What I think is the most critical factor, that brings out the truth about the trainer: Who is in the program as boarders and students, what do they do there, and how well do they do it? Doesn’t matter what the trainer’s bona fides include, if the barn is all slow-speed trail riders of a certain age, that is what the vibe, the facilities, and the instruction will lean toward. That’s fine if that’s what the new boarder wants to do. The tack room may have framed photos of 5* eventing from years ago, but the barn as it is today is the one we’ll be living with.
On the other hand, if most of the riders are competing at the top of their divisions, earning year-end championships and aiming to move up, this is going to be a high-energy barn expecting motivated and ambitious riders. That will be the way the boarders/riders converse and the way the horses are managed. Decisions and schedules will be oriented around the shows this barn regularly attends.
And so on.
A trainer-barn is a community. It has a culture, and innate, unspoken expectations.

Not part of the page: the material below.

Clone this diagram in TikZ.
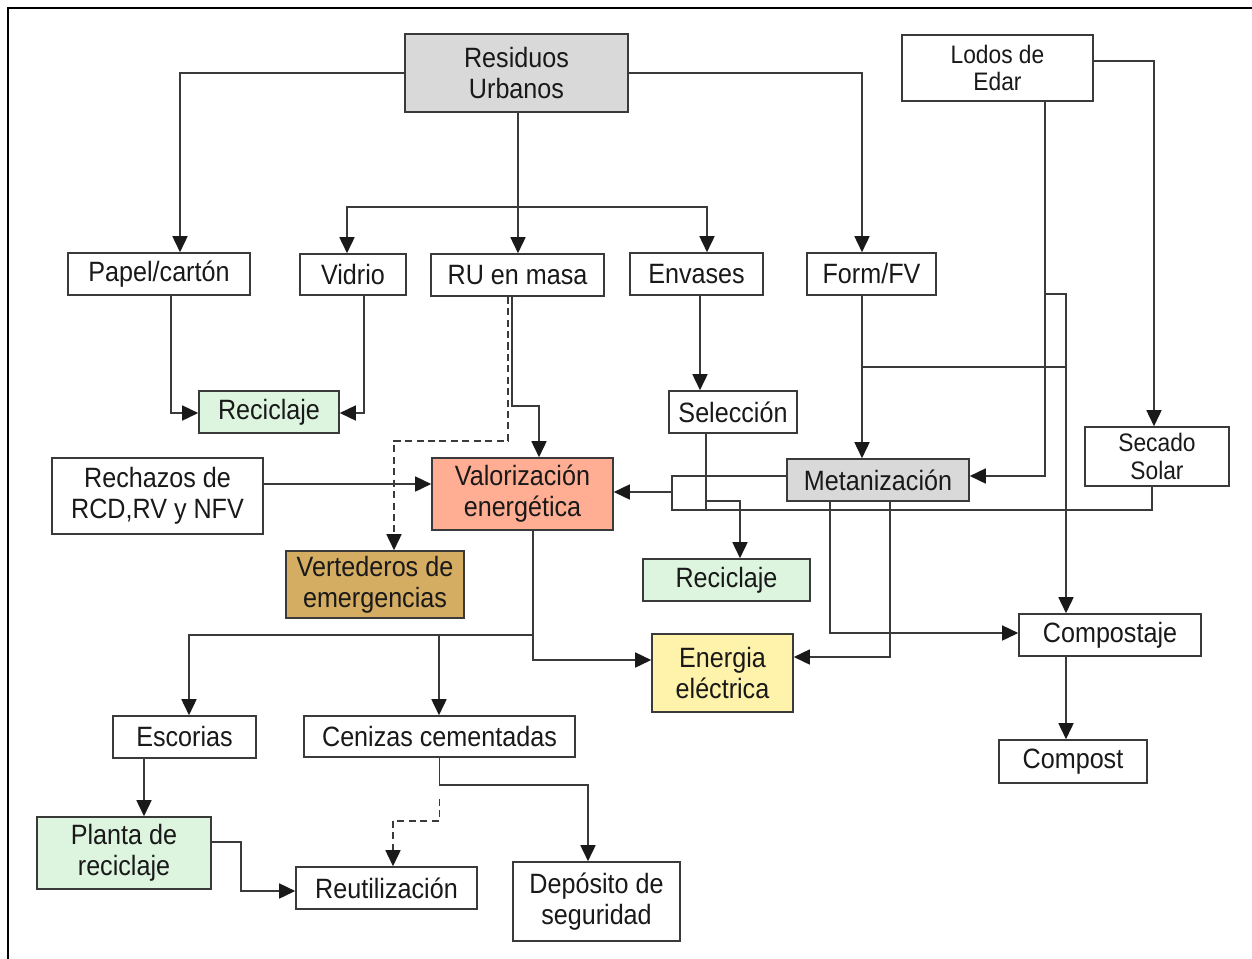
\documentclass[tikz,border=0pt]{standalone}
\usepackage{fontspec}
\setmainfont[FakeStretch=0.9]{Liberation Sans}
\usepackage{xcolor}
\usetikzlibrary{arrows.meta, positioning, calc}

\definecolor{boxgray}{HTML}{D9D9D9}
\definecolor{recgreen}{HTML}{DDF5DF}
\definecolor{valsalmon}{HTML}{FFAD93}
\definecolor{vertbrown}{HTML}{D4AC62}
\definecolor{enyellow}{HTML}{FFF2AA}
\definecolor{linegray}{HTML}{3A3A3A}

\begin{document}
\begin{tikzpicture}[
    x=0.02cm, y=-0.02cm,
    box/.style={rectangle, draw=linegray, line width=0.9pt, fill=white, align=center, inner sep=0pt, text=black!90, font=\fontsize{15.9}{17.6}\selectfont},
    wh/.style 2 args={minimum width=#1*0.02cm, minimum height=#2*0.02cm},
    small/.style={font=\fontsize{14.4}{15.6}\selectfont},
    arrow/.style={-{Triangle[length=0.32cm, width=0.3cm, color=black!90]}, draw=linegray, line width=0.9pt},
    link/.style={draw=linegray, line width=0.9pt},
    dashline/.style={dash pattern=on 4pt off 2.5pt}
]
\useasboundingbox (0,0) rectangle (1252,958);

% Frame
\draw[line width=1.6pt] (8,975) -- (8,8) -- (1270,8);

% Sources
\node[box, wh={223}{78}, fill=boxgray] (res) at (516.5,73) {Residuos\\Urbanos};
\node[box, wh={191}{66}, small] (lodos) at (997.5,68) {Lodos de\\Edar};

% Fractions
\node[box, wh={182}{42}] (papel) at (159,274) {Papel/cartón};
\node[box, wh={106}{41}] (vidrio) at (353,274.5) {Vidrio};
\node[box, wh={173}{42}] (rumasa) at (517.5,275) {RU en masa};
\node[box, wh={133}{42}] (envases) at (696.5,274) {Envases};
\node[box, wh={129}{42}] (form) at (871.5,274) {Form/FV};

% Treatment
\node[box, wh={140}{42}, fill=recgreen] (recicA) at (269,412) {Reciclaje};
\node[box, wh={128}{42}] (selec) at (733,412) {Selección};
\node[box, wh={144}{59}, small] (secado) at (1157,456.5) {Secado\\Solar};
\node[box, wh={182}{42}, fill=boxgray] (metan) at (878,480) {Metanización};
\node[box, wh={211}{76}] (rech) at (157.5,496) {Rechazos de\\RCD,RV y NFV};
\node[box, wh={181}{72}, fill=valsalmon] (valor) at (522.5,494) {Valorización\\energética};
\node[box, wh={178}{67}, fill=vertbrown] (vert) at (375,584.5) {Vertederos de\\emergencias};
\node[box, wh={167}{42}, fill=recgreen] (recicB) at (726.5,580) {Reciclaje};
\node[box, wh={182}{42}] (compostaje) at (1110,635) {Compostaje};
\node[box, wh={141}{78}, fill=enyellow] (energia) at (722.5,673) {Energia\\eléctrica};
\node[box, wh={148}{43}] (compost) at (1073,761.5) {Compost};

% Residues
\node[box, wh={143}{42}] (escorias) at (184.5,737) {Escorias};
\node[box, wh={271}{41}] (cenizas) at (439.5,736.5) {Cenizas cementadas};
\node[box, wh={174}{72}, fill=recgreen] (planta) at (124,853) {Planta de\\reciclaje};
\node[box, wh={181}{42}] (reutil) at (386.5,888) {Reutilización};
\node[box, wh={167}{79}] (deposito) at (596.5,901.5) {Depósito de\\seguridad};

% Residuos Urbanos
\coordinate (split) at ($(res.south)+(1.5,94)$);
\draw[arrow] (res.west) -| ($(papel.north)+(21,0)$);
\draw[arrow] ($(res.south)+(1.5,0)$) -- (split) -- ($(rumasa.north)+(0.5,0)$);
\draw[arrow] (split) -| ($(vidrio.north)+(-6,0)$);
\draw[arrow] (split) -| ($(envases.north)+(10.5,0)$);
\draw[arrow] (res.east) -| ($(form.north)+(-9.5,0)$);

% Lodos de Edar
\coordinate (lodtap) at ($(lodos.south)+(47.5,192)$);
\draw[arrow] ($(lodos.east)+(0,-7)$) -| ($(secado.north)+(-3,0)$);
\draw[arrow] ($(lodos.south)+(47.5,0)$) |- ($(metan.east)+(0,-4)$);
\draw[arrow] (lodtap) -| ($(compostaje.north)+(-44,0)$);

% Form/FV
\draw[arrow] ($(form.south)+(-9.5,0)$) -- ($(metan.north)+(-16,0)$);
\draw[link] ($(form.south)+(-9.5,71)$) -- ++(204,0);

% Papel, vidrio, RU en masa
\draw[arrow] ($(papel.south)+(12,0)$) |- ($(recicA.west)+(0,1)$);
\draw[arrow] ($(vidrio.south)+(11,0)$) |- ($(recicA.east)+(0,1)$);
\draw[arrow] ($(rumasa.south)+(-5.5,0)$) -- ++(0,109) -| ($(valor.north)+(16.5,0)$);
\draw[arrow, dashline] ($(rumasa.south)+(-9.5,0)$) -- ++(0,144) -| ($(vert.north)+(19,0)$);
\draw[arrow] ($(rech.east)+(0,-12)$) -- ($(valor.west)+(0,-10)$);

% Envases y Selección
\draw[arrow] ($(envases.south)+(3.5,0)$) -- ($(selec.north)+(-33,0)$);
\draw[link] ($(selec.south)+(-27,0)$) -- ++(0,77);
\draw[arrow] ($(selec.south)+(-27,67)$) -| ($(recicB.north)+(13.5,0)$);

% Retorno a valorización
\coordinate (busN) at (672,476);
\coordinate (busM) at (672,492);
\coordinate (busS) at (672,510);
\draw[link] ($(metan.west)+(0,-4)$) -- (busN) -- (busS) -| ($(secado.south)+(-5,0)$);
\draw[arrow] (busM) -- (valor.east |- busM);

% Metanización
\draw[arrow] ($(metan.south)+(-48,0)$) |- ($(compostaje.west)+(0,-2)$);
\draw[arrow] ($(metan.south)+(12,0)$) |- ($(energia.east)+(0,-16)$);

% Valorización energética
\coordinate (ashsplit) at ($(valor.south)+(10.5,104)$);
\draw[arrow] ($(valor.south)+(10.5,0)$) |- ($(energia.west)+(0,-13)$);
\draw[arrow] (ashsplit) -| ($(escorias.north)+(4.5,0)$);
\draw[arrow] ($(cenizas.north |- ashsplit)+(-0.5,0)$) -- ($(cenizas.north)+(-0.5,0)$);

% Compostaje
\draw[arrow] ($(compostaje.south)+(-44,0)$) -- ($(compost.north)+(-7,0)$);

% Escorias y cenizas
\draw[arrow] ($(escorias.south)+(-40.5,0)$) -- ($(planta.north)+(20,0)$);
\draw[arrow] ($(planta.east)+(0,-11)$) -- ++(29,0) |- ($(reutil.west)+(0,3)$);
\draw[arrow] (cenizas.south) -- ++(0,27) -| ($(deposito.north)+(-8.5,0)$);
\draw[arrow, dashline] ($(cenizas.south)+(0,41)$) -- ++(0,22) -| ($(reutil.north)+(6.5,0)$);

\end{tikzpicture}
\end{document}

Every group will have an energy level, and if it doesn’t match yours, you will never really be comfortable there. There are relaxed, moderate and high energy groups. The overall energy level is one of the strongest elements of any barn culture, and it is the one that will make a fellow boarder feel comfortable, or pressured to do more than they wish, or held back from doing all that they wish. The feeling will evolve from the people in the program, from interactions with both the trainer and other boarders/students, and from the availability of necessary facilities and features.
Look at the facilities. If the barn claims to be for general English riding, but everything is dressage and the jumps are never out, the flow is toward dressage, not jumping. On the other hand, if the jumps and poles are scattered everywhere and the dressage riders are regularly complaining about not having a ring clear for them, that’s probably going to be an ongoing struggle for dressage riding. Etc. with different disciplines in the barn.
The facilities - the barn, arena, jumps or other equipment, pasture and lawn, even the wash stall - can be a sign of the culture, energy level and focus of a barn. If everything is reasonably tidy and buttoned-up on a daily basis, the stalls cleaned, the horses fed on time, the jumps maintained, the arenas dragged and the riding fields mowed, there will be a general atmosphere and expectations that match. If things are starting to go downhill, or if they never went uphill, don’t expect to overcome that. There are strong forces and reasons that keep a trainer-barn running the way it is running that a new boarder/student can’t control.
(COTH has had some vivid threads on that topic - “should the barn make radical changes to meet my expectations as a paying customer?” “how do I get Boarder X to realize this isn’t the right place for them, without asking them to leave?” )
There is no definite way to be sure a trainer & barn are really what one is looking for unless you already know them well. But there are some things that one can get an idea about ahead of time, from asking questions of both the trainer and the local horse community.
All this said – in some areas where not much is available, it may come down to making do, and putting one’s own time, energy and even money in to bring the jumps or the feed or whatever needs to be up to basic expectations.